久保 「植物の力で水がきれいになるという新聞記事を読みました(堺市・川上美代子さん)」とのお便りです。自然を生かした取り組みはしていますか。
藤本 例えば、淀川では高槻の鵜殿のヨシ原の保全・再生をしています。河川敷を切り下げて、水がうまく入るような事業を17年度も行います。大和川では「清流ルネッサンス」という水質改善対策をしてきており、値が低いほどよいBOD(生物化学的酸素要求量)が、この20年で約12.2から5.3に落ち、環境基準の5に近づいていますが、他の河川も良くなったので、まだワーストの“トップクラス”に位置しています。

久保 最後に今年の抱負をお願いします。
藤本 近畿では、琵琶湖・淀川流域圏の再生や都市環境インフラの再生、水質改善など、いろんな川のプロジェクトが動き出しています。

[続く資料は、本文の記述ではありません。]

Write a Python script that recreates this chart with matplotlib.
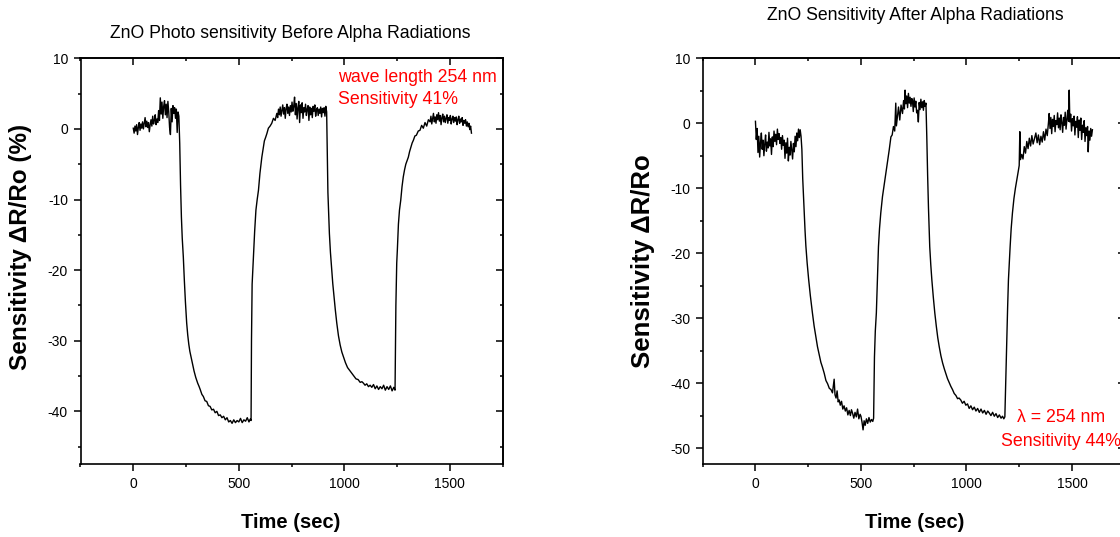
import matplotlib
matplotlib.use("Agg")
import matplotlib.pyplot as plt
from matplotlib.ticker import MultipleLocator

plt.rcParams['font.family'] = ['Liberation Sans', 'DejaVu Sans']
plt.rcParams['axes.unicode_minus'] = False

# ---- ZnO photo response before alpha irradiation ----
before_t = [
    0, 4, 8, 12, 16, 20, 24, 28, 32, 36, 40, 44, 48, 52, 56, 60, 64, 68, 72, 76,
    80, 84, 88, 92, 96, 100, 104, 108, 112, 116, 120, 124, 128, 132, 136, 140, 144,
    148, 152, 156, 160, 164, 168, 172, 176, 180, 184, 188, 192, 196, 200, 204, 208,
    212, 216,
    220, 224, 228, 232, 237, 242, 247, 253, 258, 263, 268, 273, 280, 288, 296, 305,
    312, 317, 325, 332, 340, 348, 356, 364, 372, 380, 388, 396, 404, 412, 420, 428,
    436, 444, 452, 460, 468, 476, 484, 492, 500, 508, 516, 524, 532, 540, 548, 554,
    558,
    560, 563, 569, 575, 581, 587, 593, 600, 609, 615, 621, 627, 633, 640, 648, 656,
    664, 672, 680,
    684, 688, 692, 696, 700, 704, 708, 712, 716, 720, 724, 728, 732, 736, 740, 744,
    748, 752, 756, 760, 764, 768, 772, 776, 780, 784, 788, 792, 796, 800, 804, 808,
    812, 816, 820, 824, 828, 832, 836, 840, 844, 848, 852, 856, 860, 864, 868, 872,
    876, 880, 884, 888, 892, 896, 900, 904, 908, 912, 916,
    919, 922, 926, 929, 934, 940, 945, 950, 957, 964, 972, 980, 988, 995, 1005,
    1015, 1025, 1035, 1045, 1055, 1065, 1075, 1083, 1090, 1098, 1106, 1114, 1122,
    1130, 1138, 1146, 1154, 1162, 1170, 1178, 1186, 1194, 1202, 1210, 1218, 1226,
    1234, 1240,
    1244, 1248, 1251, 1256, 1261, 1267, 1273, 1279, 1285, 1291, 1297, 1303, 1309,
    1315, 1321, 1327, 1334, 1341, 1350, 1358, 1366, 1374, 1382, 1390, 1398, 1406,
    1410, 1414, 1418, 1422, 1426, 1430, 1434, 1438, 1442, 1446, 1450, 1454, 1458,
    1462, 1466, 1470, 1474, 1478, 1482, 1486, 1490, 1494, 1498, 1502, 1506, 1510,
    1514, 1518, 1522, 1526, 1530, 1534, 1538, 1542, 1546, 1550, 1554, 1558, 1562,
    1566, 1570, 1574, 1578, 1582, 1586, 1590, 1594, 1598, 1602,
]
before_s = [
    0.1, -0.6, 0.4, -0.3, 0.6, -0.8, 0.2, 0.9, -0.2, 0.7, 0.1, 1.0, 0.0, 0.8, 1.6,
    0.3, 1.1, 0.2, 0.9, -0.4, 0.6, 1.3, 0.4, 1.8, 0.7, 1.2, 2.0, 0.6, 1.4, 0.9, 2.6,
    1.2, 4.4, 2.1, 3.8, 1.5, 3.2, 4.0, 2.0, 3.5, 1.6, 3.9, 2.4, 0.2, -0.8, 2.9, 1.0,
    3.3, 2.2, 3.0, 1.5, 2.8, -0.5, 2.4, 1.8,
    -2.0, -8.0, -12.5, -15.5, -18.1, -21.5, -24.5, -27.5, -29.2, -30.5, -31.5, -32.2,
    -33.2, -34.3, -35.2, -36.0, -36.5, -36.9, -37.6, -37.9, -38.5, -38.6, -39.2,
    -39.3, -39.8, -39.7, -40.2, -40.0, -40.6, -40.5, -40.9, -40.7, -41.2, -40.9,
    -41.5, -41.3, -41.7, -41.2, -41.6, -41.3, -41.5, -41.0, -41.6, -41.2, -41.4,
    -40.9, -41.5, -41.1, -41.3,
    -30.0, -22.0, -18.1, -14.5, -11.5, -10.0, -8.7, -6.3, -4.0, -2.8, -1.7, -1.2,
    -0.65, 0.1, 0.4, 0.8, 1.5, 1.2, 2.2,
    1.6, 2.8, 2.0, 3.1, 1.8, 2.6, 3.4, 2.1, 3.0, 1.5, 2.9, 3.5, 2.2, 3.1, 1.9, 3.3,
    2.4, 3.8, 2.5, 3.2, 4.5, 2.0, 3.6, 1.4, 3.0, 3.9, 0.9, 3.4, 2.3, 3.7, 1.5, 3.0,
    2.4, 3.5, 1.9, 2.8, 3.3, 1.2, 3.1, 2.0, 2.9, 1.6, 3.2, 2.5, 3.4, 1.8, 2.7, 3.0,
    1.9, 2.8, 2.2, 3.1, 1.7, 2.9, 2.3, 3.0, 1.8, 3.2, 2.4,
    -3.0, -9.0, -12.5, -14.8, -17.5, -20.0, -21.9, -23.5, -25.6, -27.5, -29.3,
    -30.6, -31.6, -32.2, -33.1, -33.8, -34.2, -34.6, -35.0, -35.4, -35.5, -35.9,
    -35.8, -36.0, -36.3, -36.1, -36.5, -36.3, -36.6, -36.2, -36.8, -36.4, -36.9,
    -36.5, -36.8, -36.3, -37.0, -36.5, -36.9, -36.4, -37.1, -36.6, -37.0,
    -25.0, -19.0, -17.1, -13.5, -11.5, -10.1, -8.2, -6.8, -5.8, -5.0, -4.5, -4.0,
    -3.2, -2.6, -2.0, -1.6, -1.0, -0.9, -0.3, -0.2, 0.5, 0.1, 0.9, 0.4, 1.3, 1.0,
    1.8, 0.7, 1.5, 2.2, 1.0, 1.7, 0.8, 2.0, 1.3, 2.3, 1.1, 1.9, 0.6, 1.6, 2.1, 1.0,
    1.8, 0.9, 1.5, 2.0, 0.8, 1.6, 1.2, 1.9, 0.7, 1.4, 1.8, 0.9, 1.6, 1.1, 1.7, 0.6,
    1.3, 1.8, 0.8, 1.4, 1.0, 1.6, 0.5, 1.2, 0.8, 1.3, 0.4, 1.0, 0.3, 0.8, -0.1, 0.4,
    -0.6,
]

# ---- ZnO response after alpha irradiation ----
after_t = [
    0, 4, 8, 12, 16, 20, 24, 28, 32, 36, 40, 44, 48, 52, 56, 60, 64, 68, 72, 76,
    80, 84, 88, 92, 96, 100, 104, 108, 112, 116, 120, 124, 128, 132, 136, 140, 144,
    148, 152, 156, 160, 164, 168, 172, 176, 180, 184, 188, 192, 196, 200, 204, 208,
    212, 216,
    220, 224, 228, 231, 235, 239, 245, 252, 260, 270, 278, 286, 294, 302, 310, 318,
    326, 334, 342, 350, 358, 365, 370, 373, 377, 382, 387, 392, 397, 402, 408, 414,
    420, 426, 432, 438, 444, 450, 455, 460, 466, 472, 478, 484, 490, 496, 500, 505,
    510, 515, 520, 526, 532, 538, 544, 550, 556, 560,
    564, 568, 573, 578, 583, 588, 594, 602, 610, 618, 626, 634, 642, 648, 654, 660,
    665, 668, 672, 678, 684, 690, 697, 702, 706, 709, 713, 717, 721, 725, 729, 733,
    737, 741, 744, 748, 752, 756, 760, 764, 768, 772, 776, 780, 784, 788, 792, 796,
    800, 804, 808,
    812, 816, 820, 826, 831, 836, 843, 850, 857, 864, 871, 879, 887, 895, 902, 910,
    918, 926, 934, 942, 950, 958, 965, 973, 981, 989, 997, 1005, 1013, 1021, 1029,
    1037, 1045, 1053, 1061, 1069, 1077, 1085, 1093, 1101, 1108, 1116, 1124, 1132,
    1140, 1148, 1156, 1164, 1171, 1177, 1182,
    1186, 1190, 1195, 1199, 1203, 1207, 1212, 1218, 1225, 1232, 1239, 1245, 1250,
    1253, 1256, 1262, 1268, 1274, 1280, 1286, 1292, 1298, 1304, 1310, 1316, 1322,
    1329, 1335, 1341, 1347, 1353, 1359, 1365, 1371, 1377, 1383, 1389, 1392, 1396,
    1400, 1404, 1408, 1412, 1416, 1420, 1424, 1428, 1432, 1436, 1440, 1444, 1448,
    1452, 1456, 1460, 1464, 1468, 1472, 1476, 1480, 1484, 1487, 1490, 1494, 1498,
    1502, 1506, 1510, 1514, 1518, 1522, 1526, 1530, 1534, 1538, 1542, 1546, 1550,
    1554, 1558, 1562, 1566, 1570, 1574, 1577, 1581, 1585, 1589, 1593, 1597,
]
after_s = [
    0.3, -2.5, -0.8, -4.5, -2.0, -5.2, -3.0, -1.5, -4.0, -2.6, -5.0, -3.2, -1.8,
    -4.3, -2.9, -3.8, -1.4, -3.5, -2.4, -4.8, -2.1, -3.6, -1.2, -2.8, -1.7, -3.3,
    -0.9, -2.5, -1.6, -3.1, -2.2, -4.0, -1.9, -3.4, -2.6, -5.4, -3.0, -4.6, -2.3,
    -5.8, -3.7, -4.9, -2.8, -4.2, -5.5, -3.1, -4.4, -2.0, -3.6, -1.5, -2.7, -0.9,
    -2.2, -1.0, -2.0,
    -4.0, -8.5, -11.5, -13.8, -16.5, -18.9, -21.5, -24.0, -26.5, -29.2, -31.2, -32.8,
    -34.4, -35.6, -36.8, -37.6, -38.5, -39.6, -40.1, -40.8, -41.0, -41.5, -40.2,
    -39.4, -41.8, -42.3, -41.2, -42.9, -42.6, -43.4, -42.8, -44.0, -43.5, -44.3,
    -43.8, -44.9, -44.2, -45.0, -44.1, -44.6, -45.4, -44.5, -45.2, -44.0, -45.5,
    -44.8, -45.1, -46.0, -47.2, -45.8, -46.5, -45.5, -46.2, -45.3, -46.0, -45.6,
    -45.9, -45.4,
    -36.0, -32.0, -29.2, -24.0, -19.0, -16.2, -13.8, -11.3, -9.5, -7.7, -5.8, -4.1,
    -2.1, -1.8, -0.5, -1.2, 3.1, -0.4, 0.8, 2.5, 0.5, 2.8, 1.5, 3.5, 2.2, 5.1, 3.0,
    4.2, 2.4, 4.6, 3.1, 4.0, 2.6, 3.8, 3.6, 1.8, 3.9, 2.5, 3.4, 1.6, 2.0, 0.2, 3.2,
    2.1, 3.7, 2.4, 3.3, 2.0, 3.5, 2.6, 3.1,
    -2.0, -8.0, -13.0, -19.0, -21.8, -24.1, -26.8, -29.2, -31.2, -33.0, -34.4,
    -35.8, -36.9, -37.8, -38.5, -39.3, -39.9, -40.5, -41.0, -41.6, -41.9, -42.4,
    -42.3, -42.6, -43.1, -42.8, -43.4, -43.2, -43.9, -43.5, -44.1, -43.7, -44.3,
    -43.9, -44.5, -44.0, -44.6, -44.2, -44.8, -44.3, -44.6, -45.0, -44.5, -45.1,
    -44.7, -45.3, -44.9, -45.4, -45.1, -45.5, -45.2,
    -40.0, -34.4, -28.5, -24.1, -21.5, -19.0, -16.2, -13.8, -11.6, -10.0, -8.7,
    -7.5, -6.5, -1.3, -5.6, -4.8, -5.5, -3.6, -4.6, -2.8, -3.9, -2.3, -3.5, -1.9,
    -3.2, -2.4, -1.5, -3.0, -1.8, -3.3, -2.0, -2.9, -1.3, -2.6, -0.9, -1.9, 0.2, 1.5,
    -0.8, 0.9, -1.6, 0.6, -0.5, 1.2, -1.3, 0.4, -0.2, 1.6, -0.7, 0.8, -1.0, 1.3, 0.1,
    -1.4, 0.9, -0.3, 1.7, -0.9, 0.5, 2.0, 0.3, 5.1, 0.2, 1.4, -1.2, 0.7, -0.4, 1.1,
    -1.8, 0.3, -0.6, 1.0, -2.2, 0.5, -1.1, 0.8, -2.5, -0.3, -1.4, 0.4, -2.8, -0.7,
    -1.9, -0.5, -4.4, -1.2, -2.6, -0.8, -2.0, -1.0,
]

x_ticks = [0, 500, 1000, 1500]
before_y_ticks = [10, 0, -10, -20, -30, -40]
after_y_ticks = [10, 0, -10, -20, -30, -40, -50]

W, H = 1120, 537
fig = plt.figure(figsize=(W / 100, H / 100), dpi=100)


def box(x0, y0, x1, y1):
    """Axes rectangle from pixel corners (top-left origin)."""
    return [x0 / W, 1 - y1 / H, (x1 - x0) / W, (y1 - y0) / H]


def put(x, y, s, **kw):
    """Figure text at a pixel position measured from the top-left corner."""
    return fig.text(x / W, 1 - y / H, s, **kw)


def style(ax, yticks, ylim):
    ax.set_xlim(-250, 1750)
    ax.set_ylim(*ylim)
    ax.set_xticks(x_ticks)
    ax.set_yticks(yticks)
    ax.xaxis.set_minor_locator(MultipleLocator(250))
    ax.yaxis.set_minor_locator(MultipleLocator(5))
    for sp in ax.spines.values():
        sp.set_linewidth(1.2)
    ax.tick_params(which='both', direction='out', top=False, right=False,
                   labelsize=10, width=1.1, pad=4)
    ax.tick_params(which='major', length=5)
    ax.tick_params(which='minor', length=2.5)
    # inward ticks on the top and right edges, without labels
    sec_x = ax.secondary_xaxis('top')
    sec_x.set_xticks(x_ticks)
    sec_x.xaxis.set_minor_locator(MultipleLocator(250))
    sec_x.tick_params(which='both', direction='in', labeltop=False, width=1.1)
    sec_x.tick_params(which='major', length=5)
    sec_x.tick_params(which='minor', length=2.5)
    sec_y = ax.secondary_yaxis('right')
    sec_y.set_yticks(yticks)
    sec_y.yaxis.set_minor_locator(MultipleLocator(5))
    sec_y.tick_params(which='both', direction='in', labelright=False, width=1.1)
    sec_y.tick_params(which='major', length=5)
    sec_y.tick_params(which='minor', length=2.5)
    sec_x.spines['top'].set_linewidth(1.2)
    sec_y.spines['right'].set_linewidth(1.2)


red = '#ff0000'

ax1 = fig.add_axes(box(80.5, 58.3, 502.7, 464.3))
ax1.plot(before_t, before_s, color='black', lw=1.0)
style(ax1, before_y_ticks, (-47.5, 10))
put(291, 522, 'Time (sec)', fontsize=14.5, fontweight='bold',
    ha='center', va='center')
put(21, 247, 'Sensitivity \u0394R/Ro (%)', fontsize=17.5, fontweight='bold',
    rotation=90, ha='center', va='center')
put(290, 33, 'ZnO Photo sensitivity Before Alpha Radiations',
    fontsize=12.7, ha='center', va='center')
put(338, 77, 'wave length 254 nm', color=red, fontsize=12.8,
    ha='left', va='center')
put(338, 100, 'Sensitivity 41%', color=red, fontsize=12.8,
    ha='left', va='center')

ax2 = fig.add_axes(box(702.7, 58.3, 1124.7, 464.3))
ax2.plot(after_t, after_s, color='black', lw=1.0)
style(ax2, after_y_ticks, (-52.5, 10))
put(915, 522, 'Time (sec)', fontsize=14.5, fontweight='bold',
    ha='center', va='center')
put(643, 261, 'Sensitivity \u0394R/Ro', fontsize=18.5, fontweight='bold',
    rotation=90, ha='center', va='center')
put(915, 15, 'ZnO Sensitivity After Alpha Radiations',
    fontsize=12.7, ha='center', va='center')
put(1061, 418, '\u03bb = 254 nm', color=red, fontsize=12.8,
    ha='center', va='center')
put(1061, 441, 'Sensitivity 44%', color=red, fontsize=12.8,
    ha='center', va='center')

fig.savefig('out.png', dpi=100)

また、関西の「ものづくりの伝統」を生かして、東大阪には人工衛星を飛ばそうという元気な中小企業もあります。地域も企業もNPOも、また個人も、元気の芽が育ってきました。今年は「関西元気宣言」をして、全国に関西の元気を発信していきたいですね。


藤本局長は大阪出身ですし、元気な関西が期待できそうです。番組でも「川ものがたり元気宣言」を行って、今年もいろんな川のお話をお送りすることにします。